YO LA TENGO : « L’image de la rock-star trop importante pour travailler, ça ne me parle pas »

Ira Kaplan et son groupe, Yo La Tengo, font désormais figure de dinosaures dans le rock alternatif ricain. En presque trente années d’exercice (le groupe s’est formé en 1984) et treize albums (dont le dernier en date, Fade, est sorti le 14 janvier. La chronique de DumDum ici), Kaplan, Georgia Hubley (la femme du premier) et James McNew ont suivi une ligne claire : l’indépendance. Indépendance vis-à-vis des mastodontes de l’industrie du disque et du public, indépendance vis-à-vis du plan de vie plus vraiment glam’ des groupes de rock aujourd’hui. Aussi, ils n’ont jamais voulu ressembler à qui que ce soit, affichent trois têtes de nobodies pas sexy pour un sou, et ont pourtant, avec labeur et ce qu’il faut de talent, dessiné les contours d’une discographie intouchable. Yo La Tengo, c’est également l’une des rares valeurs sûres du rock indépendant : tous leurs albums se vendent plus que correctement (on parle de 6 à 7000 ventes sur leurs derniers disques en France, quand les quatre derniers ont scoré dans les charts américains, à des places certes modestes). Co-guitariste, co-chanteur et co-gérant de la PME familiale Yo La Tengo, Ira Kaplan ressemble à un petit artisan qui est arrivé loin, modestement, mais surtout parce qu’au fond, dans son domaine, personne n’est à même de rivaliser avec lui.

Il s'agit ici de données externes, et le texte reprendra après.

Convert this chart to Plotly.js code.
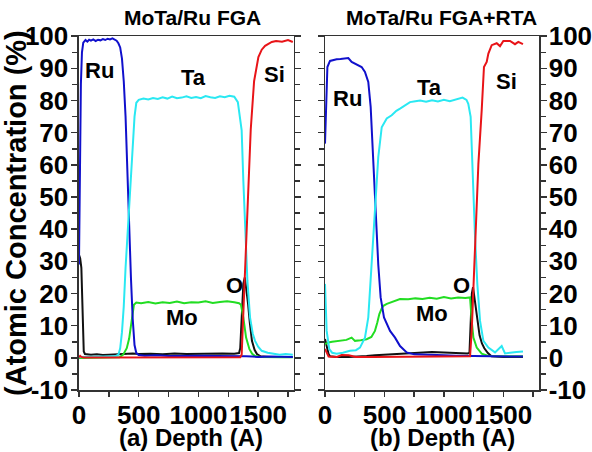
<!DOCTYPE html>
<html>
<head>
<meta charset="utf-8">
<script src="https://cdn.plot.ly/plotly-3.0.1.min.js"></script>
<style>html,body{margin:0;padding:0;background:#fff;}#chart{width:592px;height:452px;}</style>
</head>
<body>
<div id="chart"></div>
<script>
// ---------- Panel (a): MoTa/Ru FGA ----------
const aRuX = [0,8,16,25,36,55,70,85,100,120,140,160,180,200,220,240,260,280,300,315,330,345,360,375,390,400,410,420,435,450,465,480,500,550,650,750,850,950,1050,1150,1250,1350,1400,1450,1500,1600,1700,1790];
const aRuY = [29,60,85,95,98,98.8,98.3,98.9,98.6,99.0,98.5,98.9,98.7,99.1,98.8,99.2,99.0,99.3,98.9,98.6,97.8,96.5,93,86,75,64,49,40,25,12,4,1.5,0.9,0.7,0.8,0.6,0.7,0.6,0.7,0.6,0.6,0.7,0.5,0.4,0.3,0.4,0.3,0.3];

const aTaX = [0,100,200,300,330,345,360,375,390,405,420,435,450,465,480,500,540,580,620,660,700,740,780,820,860,900,940,980,1020,1060,1100,1140,1180,1220,1260,1300,1330,1345,1362,1376,1390,1410,1432,1455,1474,1500,1530,1580,1630,1680,1730,1790];
const aTaY = [0.3,0.3,0.4,0.5,1,3,8,16,28,37,46,57,67,75,79.3,80.2,80.6,80.3,80.8,80.5,81.0,80.6,81.2,80.7,80.9,81.3,80.8,81.1,80.7,81.4,81.0,80.8,81.3,81.0,81.5,81.2,79.5,76,70.7,55,39.6,24,12.6,7.5,5.3,3.5,2.2,1.6,1.3,1.0,1.2,1.0];

const aMoX = [0,100,200,300,340,370,400,420,440,460,480,520,580,640,700,760,820,880,940,1000,1060,1120,1180,1240,1300,1340,1356,1376,1399,1427,1450,1474,1520,1600,1700,1790];
const aMoY = [0,0,0,0,0.2,1,3,6,12,16.5,17.2,17.0,17.4,16.9,17.3,17.1,17.5,17.0,17.3,17.2,17.6,17.1,17.4,17.6,17.3,17.0,16.5,12.5,6.3,2.7,1.3,0.6,0.3,0.2,0.2,0.2];

const aOX = [0,10,20,28,34,40,50,100,150,200,250,300,350,400,450,500,600,700,800,900,1000,1100,1200,1300,1340,1350,1362,1376,1388,1400,1415,1430,1448,1470,1490,1520,1600,1700,1790];
const aOY = [32,31,28,15,5,2,1.2,1.0,1.1,0.9,1.0,1.1,1.0,1.3,1.4,1.2,1.3,1.1,1.4,1.2,1.3,1.2,1.4,1.3,1.5,3,13.6,23,25,22,17,11,5.3,2.5,1.2,0.5,0.3,0.3,0.3];

const aSiX = [0,10,20,40,100,300,500,700,900,1100,1300,1350,1362,1382,1399,1418,1438,1466,1502,1530,1558,1614,1650,1700,1750,1790];
const aSiY = [0.2,0.6,0.3,0.1,0.1,0.1,0.1,0.1,0.1,0.1,0.1,0.2,1,19,34,55,71,86,93.5,95.8,97,98.2,98.5,98.3,98.8,98.2];

// ---------- Panel (b): MoTa/Ru FGA+RTA ----------
const bRuX = [0,10,20,42,70,98,130,160,196,224,266,308,336,364,384,406,429,448,468,496,547,589,631,687,750,800,900,1000,1100,1200,1300,1400,1500,1600,1665];
const bRuY = [66.6,82,90.4,92.3,92.6,92.8,92.9,93.0,93.2,92.0,91.3,90.4,88.9,85.8,78,60.3,43.7,29,18.8,12.6,8.4,6.3,3.7,1.7,1.1,1.0,0.9,0.8,0.7,0.6,0.5,0.5,0.4,0.4,0.4];

const bTaX = [0,14,36,60,98,150,210,260,294,336,364,392,420,448,477,519,561,600,631,680,715,760,800,850,900,950,1000,1050,1100,1157,1190,1205,1225,1242,1262,1281,1304,1332,1374,1430,1486,1514,1560,1610,1665];
const bTaY = [23,8.4,2.7,1.6,1.3,1.6,2.2,2.4,3.2,6.3,12.6,29,46.8,62.4,71.7,74.4,75.4,76.8,77.5,78.7,79.5,79.8,80.0,79.6,80.1,79.7,80.2,79.8,80.3,80.9,80.2,79,74.9,55,37.5,23,11.5,5.3,3.2,1.7,3.7,1.4,1.5,1.8,2.0];

const bMoX = [0,28,60,126,180,224,252,300,350,390,420,440,457,475,491,520,547,590,631,700,760,820,880,940,1000,1060,1120,1180,1220,1234,1248,1276,1318,1374,1450,1550,1665];
const bMoY = [4.3,4.8,5.0,5.3,5.6,6.3,5.3,5.5,5.8,6.5,8.4,11,13.6,15.2,16.2,16.8,17.2,17.6,18.3,18.2,18.5,18.3,18.7,18.4,18.9,18.5,18.8,18.6,18.8,11.5,6.3,3.2,1.3,0.6,0.5,0.5,0.5];

const bOX = [0,15,30,42,100,200,300,350,420,519,600,715,800,900,1000,1100,1200,1215,1225,1235,1245,1260,1280,1300,1320,1340,1370,1400,1500,1600,1665];
const bOY = [5.9,3,1.2,0.5,0.3,0.3,0.4,0.6,0.8,1.0,1.2,1.5,1.6,1.8,1.7,1.5,1.4,1.6,10,20,22,18,12,7,4.5,3,1.5,0.5,0.3,0.3,0.3];

const bSiX = [0,15,30,100,140,200,260,400,600,800,1000,1200,1220,1234,1248,1267,1290,1318,1337,1360,1374,1402,1444,1472,1500,1556,1598,1626,1665];
const bSiY = [2.8,1.5,0.4,0.3,0.9,0.8,0.3,0.3,0.3,0.3,0.3,0.3,0.5,8.4,23,41.6,60.3,77,90.4,92,94.6,97.2,97.8,96.9,98.5,98.5,97.5,98.2,97.5];

const panelTitles = ["MoTa/Ru FGA", "MoTa/Ru FGA+RTA"];
const xTitles = ["(a) Depth (A)", "(b) Depth (A)"];
const yTitle = "(Atomic Concentration (%)";
const elementLabels = ["Ru", "Ta", "Si", "Mo", "O"];
const yTickVals = [-10,0,10,20,30,40,50,60,70,80,90,100];
const yTickText = ["-10","0","10","20","30","40","50","60","70","80","90","100"];

const COL = {O:'#111111', Mo:'#22dd22', Ru:'#1010cc', Ta:'#2ae8f2', Si:'#e81418'};
const FONT = 'Liberation Sans, Arial, Helvetica, sans-serif';

function tr(x, y, color, xa, ya) {
  return {x:x, y:y, type:'scatter', mode:'lines', xaxis:xa, yaxis:ya,
          line:{color:color, width:2}, hoverinfo:'skip', showlegend:false};
}

const data = [
  tr(aOX, aOY, COL.O, 'x', 'y'),
  tr(aMoX, aMoY, COL.Mo, 'x', 'y'),
  tr(aRuX, aRuY, COL.Ru, 'x', 'y'),
  tr(aTaX, aTaY, COL.Ta, 'x', 'y'),
  tr(aSiX, aSiY, COL.Si, 'x', 'y'),
  tr(bOX, bOY, COL.O, 'x2', 'y2'),
  tr(bMoX, bMoY, COL.Mo, 'x2', 'y2'),
  tr(bRuX, bRuY, COL.Ru, 'x2', 'y2'),
  tr(bTaX, bTaY, COL.Ta, 'x2', 'y2'),
  tr(bSiX, bSiY, COL.Si, 'x2', 'y2')
];

const tickFont = {family:FONT, size:26, color:'#000', weight:'bold'};
const lineCol = '#333333';

function xAxis(domain, anchor) {
  return {domain:domain, anchor:anchor, range:[0,1800], dtick:500, tick0:0, tickangle:0,
    showgrid:false, zeroline:false, showline:true, linecolor:lineCol, linewidth:1.5,
    mirror:true, ticks:'outside', ticklen:5, tickwidth:1.5, tickcolor:lineCol,
    minor:{dtick:250, tick0:0, ticks:'outside', ticklen:5, tickwidth:1.5, tickcolor:lineCol},
    tickfont:tickFont, ticklabelstandoff:-4};
}
function yAxis(side, title, anchor, standoff) {
  const ax = {domain:[0.137, 0.920], anchor:anchor, side:side, range:[-10,100],
    tickmode:'array', tickvals:yTickVals, ticktext:yTickText,
    showgrid:false, zeroline:false, showline:true, linecolor:lineCol, linewidth:1.5,
    mirror:'ticks', ticks:'outside', ticklen:6, tickwidth:1.5, tickcolor:lineCol,
    minor:{tickmode:'linear', dtick:5, tick0:0, ticks:'outside', ticklen:5, tickwidth:1.5, tickcolor:lineCol},
    showticklabels:true, tickfont:tickFont, ticklabelstandoff:standoff};
  if (title) ax.title = {text:title, font:{family:FONT, size:29, color:'#000', weight:'bold'}, standoff:2};
  return ax;
}

const labFont = {family:FONT, size:22, color:'#000', weight:'bold'};
function lab(text, x, y, xr, yr) {
  return {text:text, x:x, y:y, xref:xr, yref:yr, showarrow:false, font:labFont, xanchor:'center', yanchor:'middle'};
}
function ptext(text, x, y, size) {
  return {text:text, x:x, y:y, xref:'paper', yref:'paper', showarrow:false,
    xanchor:'center', yanchor:'middle', font:{family:FONT, size:size, color:'#000', weight:'bold'}};
}

const layout = {
  width:592, height:452,
  margin:{l:0, r:0, t:0, b:0},
  paper_bgcolor:'#fff', plot_bgcolor:'#fff',
  font:{family:FONT},
  xaxis: xAxis([0.1334, 0.4966], 'y'),
  yaxis: yAxis('left', yTitle, 'x', -2),
  xaxis2: xAxis([0.549, 0.9105], 'y2'),
  yaxis2: yAxis('right', null, 'x2', -3),
  annotations: [
    ptext(panelTitles[0], 0.326, 0.962, 21),
    ptext(panelTitles[1], 0.745, 0.962, 21),
    ptext(xTitles[0], 0.3226, 0.031, 24),
    ptext(xTitles[1], 0.748, 0.031, 24),
    lab(elementLabels[0], 176, 89.4, 'x', 'y'),
    lab(elementLabels[1], 955, 87, 'x', 'y'),
    lab(elementLabels[2], 1633, 88, 'x', 'y'),
    lab(elementLabels[3], 862, 12.5, 'x', 'y'),
    lab(elementLabels[4], 1306, 22.4, 'x', 'y'),
    lab(elementLabels[0], 185, 80.7, 'x2', 'y2'),
    lab(elementLabels[1], 883, 84, 'x2', 'y2'),
    lab(elementLabels[2], 1530, 86, 'x2', 'y2'),
    lab(elementLabels[3], 900, 13.7, 'x2', 'y2'),
    lab(elementLabels[4], 1152, 22.4, 'x2', 'y2')
  ]
};

Plotly.newPlot('chart', data, layout, {staticPlot:true, displayModeBar:false});
</script>
</body>
</html>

Commençons par causer musique. Ce nouvel album est presque morbide parfois (moue boudeuse de Kaplan, ndlr). Bon, peut-être pas morbide, mais les sujets sont plus durs, vous évoquez la mortalité, et vous semblez souvent vulnérables.

IK : Peut-être (il réfléchit). Ce n’est probablement pas faux. Je ne suis pas certain que ce soit vraiment nouveau, mais c’est vrai que ce genre de sujets domine davantage ce disque. C’est la vie qui veut ça… avant d’arriver ici, j’ai lu que David S. Ware, le saxophoniste de jazz, vient de mourir (entretien réalisé le 30 octobre. Ware est décédé le 18, ndlr). Nous sommes de plus en plus conscients du temps qui passe, mais si vous m’aviez demandé quel était le thème de l’album, j’aurais été bien incapable de vous donner une réponse.

Et justement, le temps qui passe : ça fait bientôt trente ans que Yo La Tengo existe. Vous avez enfin votre propre biographie (disponible en anglais , ndlr).

IK : Tout un tas de groupes n’ont jamais vu quelqu’un leur consacrer une biographie. Mais il y en a de moins en moins (rires). C’est bien de voir que certains considèrent que nous sommes un groupe important…

Vous l’avez lue ?

IK : Non, j’ai juste parcouru un brouillon. Attention, je n’ai rien contre Jessie (Jarnow, l’écrivain et DJ qui a réalisé la biographie, ndlr) mais… même si Proust avait écrit le bouquin, je n’aurais pas pu l’apprécier. C’était étouffant, page après page, de lire des trucs à mon sujet. C’est une expérience vraiment compliquée. Quand la version finale est arrivée, j’ai lancé quelque chose comme « great, thank you » avant de passer à autre chose. Trop dur, de lire quelque chose qui me concerne, comme si j’étais devenu un personnage. Je préfère lire des histoires qui concernent d’autres personnes.

C’est difficile, de se livrer, d’être interviewé et analysé en profondeur pour les besoins d’un livre ? De dire des choses que vous n’auriez pas confié autrement ?

IK : Assez, mais j’aurais du mal à vous donner des exemples. C’est une décision qu’on a pris d’un commun accord, sans joie particulière, mais on a décidé de faire confiance à Jessie.

Pensez-vous parfois à la manière dont les gens se rappelleront de vous, à la postérité ?

IK : Parfois… mais si ne serait-ce qu’une personne se souvient de nous, ce serait déjà génial (rires). Quand tu enregistres un album, tu espères que les gens l’écouteront sur la durée. Et si tu extrapoles, peut-être qu’ils l’écouteront encore dans quelques mois, quelques années. Je dis ça, mais je ne passe pas mon temps à méditer là-dessus.